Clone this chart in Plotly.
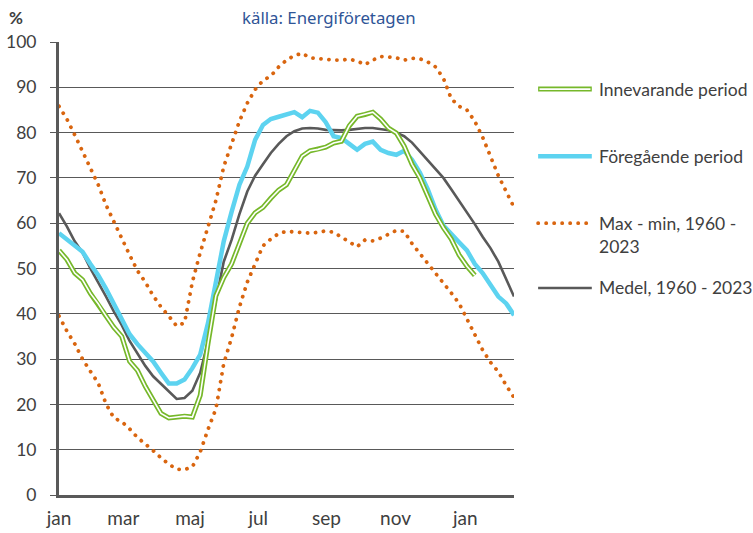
import plotly.graph_objects as go

# week index along the x axis (jan -> following feb)
weeks = list(range(59))
month_pos = [0, 8.2, 16.7, 25.4, 34.1, 42.9, 51.8]
month_labels = ["jan", "mar", "maj", "jul", "sep", "nov", "jan"]

innevarande = [54, 52, 49, 47.5, 44.5, 42.2, 39.5, 37, 35, 29.5,
               27.5, 24, 21, 18, 17, 17.2, 17.4, 17.2, 22, 33.5,
               44, 48, 51, 55.5, 60, 62.3, 63.5, 65.5, 67.3, 68.5,
               71.5, 74.8, 76, 76.3, 76.8, 77.7, 78.1, 81.5, 83.6, 84,
               84.5, 83, 81, 79.9, 77, 73, 70, 66, 62, 59,
               56.5, 53, 50.5, 48.5]

foregaende = [57.8, 56.5, 55.2, 53.7, 51, 48.5, 45.5, 42, 39, 35.5,
              33.3, 31.5, 29.5, 27, 24.6, 24.6, 25.5, 28, 31, 38,
              47, 56, 62.5, 68.5, 72.5, 78.4, 81.7, 83, 83.5, 84,
              84.5, 83.4, 84.8, 84.4, 82.3, 79.2, 78.8, 77.5, 76.2, 77.5,
              78, 76.2, 75.5, 75.1, 76, 74, 71.2, 67.5, 63, 59.5,
              57.5, 55.8, 54, 51, 49, 46.5, 43.8, 42.3, 39.7]

medel = [62.2, 59.3, 56, 53.5, 50, 47, 43.8, 40.5, 37.5, 34,
         31.2, 28.5, 26.2, 24.5, 22.8, 21.2, 21.4, 23, 27, 34,
         43, 51.5, 56.3, 62, 67, 70.5, 73, 75.5, 77.5, 79.2,
         80.3, 80.9, 81, 80.9, 80.6, 80.5, 80.5, 80.6, 80.8, 81,
         81, 80.8, 80.5, 80, 79.2, 77.8, 75.8, 74, 72, 70,
         67.5, 65, 62.5, 59.8, 57, 54.5, 51.5, 47.5, 43.8]

max_1960 = [85.8, 83, 79.5, 75.8, 72.5, 68.5, 64, 60.2, 56.5, 53,
            49.5, 47, 44, 41.5, 39.5, 37.3, 38, 47, 53.5, 59,
            65, 72.5, 77.5, 82.5, 86.5, 89.5, 91.5, 92.5, 94.5, 96,
            97, 97.5, 96.5, 96.3, 96.2, 96, 96, 96.2, 95.8, 95,
            96, 96.8, 96.7, 96.5, 96, 96.4, 96.3, 95.6, 94.5, 92,
            87.5, 85.8, 85, 82.5, 79, 74.5, 70.5, 67, 63.5]

min_1960 = [39.5, 36.2, 33.4, 30, 27.3, 24.7, 20.1, 17, 16.2, 14.6,
            12.7, 11.3, 9.8, 8.2, 6.8, 5.7, 5.6, 6.2, 9.5, 14.5,
            19, 29, 34.7, 41.5, 47, 51, 55, 56.5, 57.7, 58.2,
            58, 58, 57.8, 58, 58.3, 58, 56.9, 55.7, 54.8, 56.3,
            56.1, 56.7, 57.5, 58.4, 58.2, 55.5, 53.3, 51.2, 49, 46.9,
            44.6, 42.3, 38.8, 35.5, 32, 29.3, 27.2, 24.2, 21.5]

GREEN = "#76B82A"
BLUE = "#5DD3F0"
GREY = "#595959"
ORANGE = "#D9650F"
TEXT = "#404040"
FONT = "Lato"

fig = go.Figure()

# tiny dashes, turned into round dots by the post script below
dotted = dict(color=ORANGE, width=3.8, dash="0.1px,7.9px")
fig.add_trace(go.Scatter(x=weeks[:len(max_1960)], y=max_1960, mode="lines",
                         line=dotted, showlegend=False))
fig.add_trace(go.Scatter(x=weeks[:len(min_1960)], y=min_1960, mode="lines",
                         line=dotted, showlegend=False))
fig.add_trace(go.Scatter(x=weeks[:len(medel)], y=medel, mode="lines",
                         line=dict(color=GREY, width=2.6), showlegend=False))
fig.add_trace(go.Scatter(x=weeks[:len(foregaende)], y=foregaende, mode="lines",
                         line=dict(color=BLUE, width=4.5), showlegend=False))
# double line: green outline with white core
fig.add_trace(go.Scatter(x=weeks[:len(innevarande)], y=innevarande, mode="lines",
                         line=dict(color=GREEN, width=5), showlegend=False))
fig.add_trace(go.Scatter(x=weeks[:len(innevarande)], y=innevarande, mode="lines",
                         line=dict(color="white", width=1.6), showlegend=False))

# hand-made legend to the right of the plot
legend_items = [
    ("Innevarande period", 0.896, "double"),
    ("Föregående period", 0.748, "blue"),
    ("Max - min, 1960 -<br>2023", 0.600, "dot"),
    ("Medel, 1960 - 2023", 0.457, "grey"),
]
x0, x1, xt = 1.053, 1.171, 1.183
for name, yy, kind in legend_items:
    if kind == "double":
        fig.add_shape(type="line", xref="paper", yref="paper", x0=x0, x1=x1, y0=yy, y1=yy,
                      line=dict(color=GREEN, width=5))
        fig.add_shape(type="line", xref="paper", yref="paper", x0=x0 + 0.003, x1=x1 - 0.003,
                      y0=yy, y1=yy, line=dict(color="white", width=1.6))
    elif kind == "blue":
        fig.add_shape(type="line", xref="paper", yref="paper", x0=x0, x1=x1, y0=yy, y1=yy,
                      line=dict(color=BLUE, width=4.5))
    elif kind == "dot":
        fig.add_shape(type="line", xref="paper", yref="paper", x0=x0, x1=x1, y0=yy, y1=yy,
                      line=dotted)
    else:
        fig.add_shape(type="line", xref="paper", yref="paper", x0=x0, x1=x1, y0=yy, y1=yy,
                      line=dict(color=GREY, width=2.6))
    fig.add_annotation(text=name, xref="paper", yref="paper", x=xt, y=yy,
                       xanchor="left", yanchor="top" if "<br>" in name else "middle",
                       yshift=12 if "<br>" in name else 0,
                       showarrow=False, align="left",
                       font=dict(family=FONT, size=17.5, color=TEXT))

fig.add_annotation(text="källa: Energiföretagen", xref="paper", yref="paper",
                   x=0.593, y=1.053, xanchor="center", yanchor="middle", showarrow=False,
                   font=dict(family="Noto Sans", size=16.8, color="#2F5597"))
fig.add_annotation(text="<b>%</b>", xref="paper", yref="paper",
                   x=-0.0945, y=1.055, xanchor="center", yanchor="middle", showarrow=False,
                   font=dict(family=FONT, size=17, color=TEXT))

fig.update_layout(
    width=753, height=533,
    margin=dict(l=59, r=239, t=42, b=38),
    paper_bgcolor="white", plot_bgcolor="white",
    font=dict(family=FONT, size=17, color=TEXT),
)
fig.update_xaxes(range=[0, 58], tickvals=month_pos, ticktext=month_labels,
                 showgrid=False, zeroline=False, showline=True, automargin=False,
                 linecolor=GREY, linewidth=3, ticks="", ticklabelstandoff=4,
                 tickfont=dict(family=FONT, size=19, color=TEXT))
fig.update_yaxes(range=[0, 100], dtick=10, showgrid=True, gridcolor=GREY, gridwidth=1,
                 zeroline=False, showline=True, linecolor=GREY, linewidth=3, automargin=False,
                 ticks="outside", ticklen=6, tickcolor=GREY, tickwidth=1,
                 ticklabelstandoff=10,
                 tickfont=dict(family=FONT, size=17.5, color=TEXT))

# page without body margin + round caps on the dotted lines
post = """
document.body.style.margin = '0';
var gd = document.getElementById('{plot_id}');
function roundDots() {
  gd.querySelectorAll('path').forEach(function (p) {
    var d = p.style.strokeDasharray || '';
    if (d.indexOf('0.1') === 0) { p.style.strokeLinecap = 'round'; }
  });
}
roundDots();
gd.on('plotly_afterplot', roundDots);
"""

fig.write_html("out.html", post_script=post, config={"displayModeBar": False})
****************************************
### Exercise
Transcribe all of the material exactly, leaving out whatever pictures it contains.

### Answer
Clone this chart in Plotly.
import plotly.graph_objects as go

# week index along the x axis (jan -> following feb)
weeks = list(range(59))
month_pos = [0, 8.2, 16.7, 25.4, 34.1, 42.9, 51.8]
month_labels = ["jan", "mar", "maj", "jul", "sep", "nov", "jan"]

innevarande = [54, 52, 49, 47.5, 44.5, 42.2, 39.5, 37, 35, 29.5,
               27.5, 24, 21, 18, 17, 17.2, 17.4, 17.2, 22, 33.5,
               44, 48, 51, 55.5, 60, 62.3, 63.5, 65.5, 67.3, 68.5,
               71.5, 74.8, 76, 76.3, 76.8, 77.7, 78.1, 81.5, 83.6, 84,
               84.5, 83, 81, 79.9, 77, 73, 70, 66, 62, 59,
               56.5, 53, 50.5, 48.5]

foregaende = [57.8, 56.5, 55.2, 53.7, 51, 48.5, 45.5, 42, 39, 35.5,
              33.3, 31.5, 29.5, 27, 24.6, 24.6, 25.5, 28, 31, 38,
              47, 56, 62.5, 68.5, 72.5, 78.4, 81.7, 83, 83.5, 84,
              84.5, 83.4, 84.8, 84.4, 82.3, 79.2, 78.8, 77.5, 76.2, 77.5,
              78, 76.2, 75.5, 75.1, 76, 74, 71.2, 67.5, 63, 59.5,
              57.5, 55.8, 54, 51, 49, 46.5, 43.8, 42.3, 39.7]

medel = [62.2, 59.3, 56, 53.5, 50, 47, 43.8, 40.5, 37.5, 34,
         31.2, 28.5, 26.2, 24.5, 22.8, 21.2, 21.4, 23, 27, 34,
         43, 51.5, 56.3, 62, 67, 70.5, 73, 75.5, 77.5, 79.2,
         80.3, 80.9, 81, 80.9, 80.6, 80.5, 80.5, 80.6, 80.8, 81,
         81, 80.8, 80.5, 80, 79.2, 77.8, 75.8, 74, 72, 70,
         67.5, 65, 62.5, 59.8, 57, 54.5, 51.5, 47.5, 43.8]

max_1960 = [85.8, 83, 79.5, 75.8, 72.5, 68.5, 64, 60.2, 56.5, 53,
            49.5, 47, 44, 41.5, 39.5, 37.3, 38, 47, 53.5, 59,
            65, 72.5, 77.5, 82.5, 86.5, 89.5, 91.5, 92.5, 94.5, 96,
            97, 97.5, 96.5, 96.3, 96.2, 96, 96, 96.2, 95.8, 95,
            96, 96.8, 96.7, 96.5, 96, 96.4, 96.3, 95.6, 94.5, 92,
            87.5, 85.8, 85, 82.5, 79, 74.5, 70.5, 67, 63.5]

min_1960 = [39.5, 36.2, 33.4, 30, 27.3, 24.7, 20.1, 17, 16.2, 14.6,
            12.7, 11.3, 9.8, 8.2, 6.8, 5.7, 5.6, 6.2, 9.5, 14.5,
            19, 29, 34.7, 41.5, 47, 51, 55, 56.5, 57.7, 58.2,
            58, 58, 57.8, 58, 58.3, 58, 56.9, 55.7, 54.8, 56.3,
            56.1, 56.7, 57.5, 58.4, 58.2, 55.5, 53.3, 51.2, 49, 46.9,
            44.6, 42.3, 38.8, 35.5, 32, 29.3, 27.2, 24.2, 21.5]

GREEN = "#76B82A"
BLUE = "#5DD3F0"
GREY = "#595959"
ORANGE = "#D9650F"
TEXT = "#404040"
FONT = "Lato"

fig = go.Figure()

# tiny dashes, turned into round dots by the post script below
dotted = dict(color=ORANGE, width=3.8, dash="0.1px,7.9px")
fig.add_trace(go.Scatter(x=weeks[:len(max_1960)], y=max_1960, mode="lines",
                         line=dotted, showlegend=False))
fig.add_trace(go.Scatter(x=weeks[:len(min_1960)], y=min_1960, mode="lines",
                         line=dotted, showlegend=False))
fig.add_trace(go.Scatter(x=weeks[:len(medel)], y=medel, mode="lines",
                         line=dict(color=GREY, width=2.6), showlegend=False))
fig.add_trace(go.Scatter(x=weeks[:len(foregaende)], y=foregaende, mode="lines",
                         line=dict(color=BLUE, width=4.5), showlegend=False))
# double line: green outline with white core
fig.add_trace(go.Scatter(x=weeks[:len(innevarande)], y=innevarande, mode="lines",
                         line=dict(color=GREEN, width=5), showlegend=False))
fig.add_trace(go.Scatter(x=weeks[:len(innevarande)], y=innevarande, mode="lines",
                         line=dict(color="white", width=1.6), showlegend=False))

# hand-made legend to the right of the plot
legend_items = [
    ("Innevarande period", 0.896, "double"),
    ("Föregående period", 0.748, "blue"),
    ("Max - min, 1960 -<br>2023", 0.600, "dot"),
    ("Medel, 1960 - 2023", 0.457, "grey"),
]
x0, x1, xt = 1.053, 1.171, 1.183
for name, yy, kind in legend_items:
    if kind == "double":
        fig.add_shape(type="line", xref="paper", yref="paper", x0=x0, x1=x1, y0=yy, y1=yy,
                      line=dict(color=GREEN, width=5))
        fig.add_shape(type="line", xref="paper", yref="paper", x0=x0 + 0.003, x1=x1 - 0.003,
                      y0=yy, y1=yy, line=dict(color="white", width=1.6))
    elif kind == "blue":
        fig.add_shape(type="line", xref="paper", yref="paper", x0=x0, x1=x1, y0=yy, y1=yy,
                      line=dict(color=BLUE, width=4.5))
    elif kind == "dot":
        fig.add_shape(type="line", xref="paper", yref="paper", x0=x0, x1=x1, y0=yy, y1=yy,
                      line=dotted)
    else:
        fig.add_shape(type="line", xref="paper", yref="paper", x0=x0, x1=x1, y0=yy, y1=yy,
                      line=dict(color=GREY, width=2.6))
    fig.add_annotation(text=name, xref="paper", yref="paper", x=xt, y=yy,
                       xanchor="left", yanchor="top" if "<br>" in name else "middle",
                       yshift=12 if "<br>" in name else 0,
                       showarrow=False, align="left",
                       font=dict(family=FONT, size=17.5, color=TEXT))

fig.add_annotation(text="källa: Energiföretagen", xref="paper", yref="paper",
                   x=0.593, y=1.053, xanchor="center", yanchor="middle", showarrow=False,
                   font=dict(family="Noto Sans", size=16.8, color="#2F5597"))
fig.add_annotation(text="<b>%</b>", xref="paper", yref="paper",
                   x=-0.0945, y=1.055, xanchor="center", yanchor="middle", showarrow=False,
                   font=dict(family=FONT, size=17, color=TEXT))

fig.update_layout(
    width=753, height=533,
    margin=dict(l=59, r=239, t=42, b=38),
    paper_bgcolor="white", plot_bgcolor="white",
    font=dict(family=FONT, size=17, color=TEXT),
)
fig.update_xaxes(range=[0, 58], tickvals=month_pos, ticktext=month_labels,
                 showgrid=False, zeroline=False, showline=True, automargin=False,
                 linecolor=GREY, linewidth=3, ticks="", ticklabelstandoff=4,
                 tickfont=dict(family=FONT, size=19, color=TEXT))
fig.update_yaxes(range=[0, 100], dtick=10, showgrid=True, gridcolor=GREY, gridwidth=1,
                 zeroline=False, showline=True, linecolor=GREY, linewidth=3, automargin=False,
                 ticks="outside", ticklen=6, tickcolor=GREY, tickwidth=1,
                 ticklabelstandoff=10,
                 tickfont=dict(family=FONT, size=17.5, color=TEXT))

# page without body margin + round caps on the dotted lines
post = """
document.body.style.margin = '0';
var gd = document.getElementById('{plot_id}');
function roundDots() {
  gd.querySelectorAll('path').forEach(function (p) {
    var d = p.style.strokeDasharray || '';
    if (d.indexOf('0.1') === 0) { p.style.strokeLinecap = 'round'; }
  });
}
roundDots();
gd.on('plotly_afterplot', roundDots);
"""

fig.write_html("out.html", post_script=post, config={"displayModeBar": False})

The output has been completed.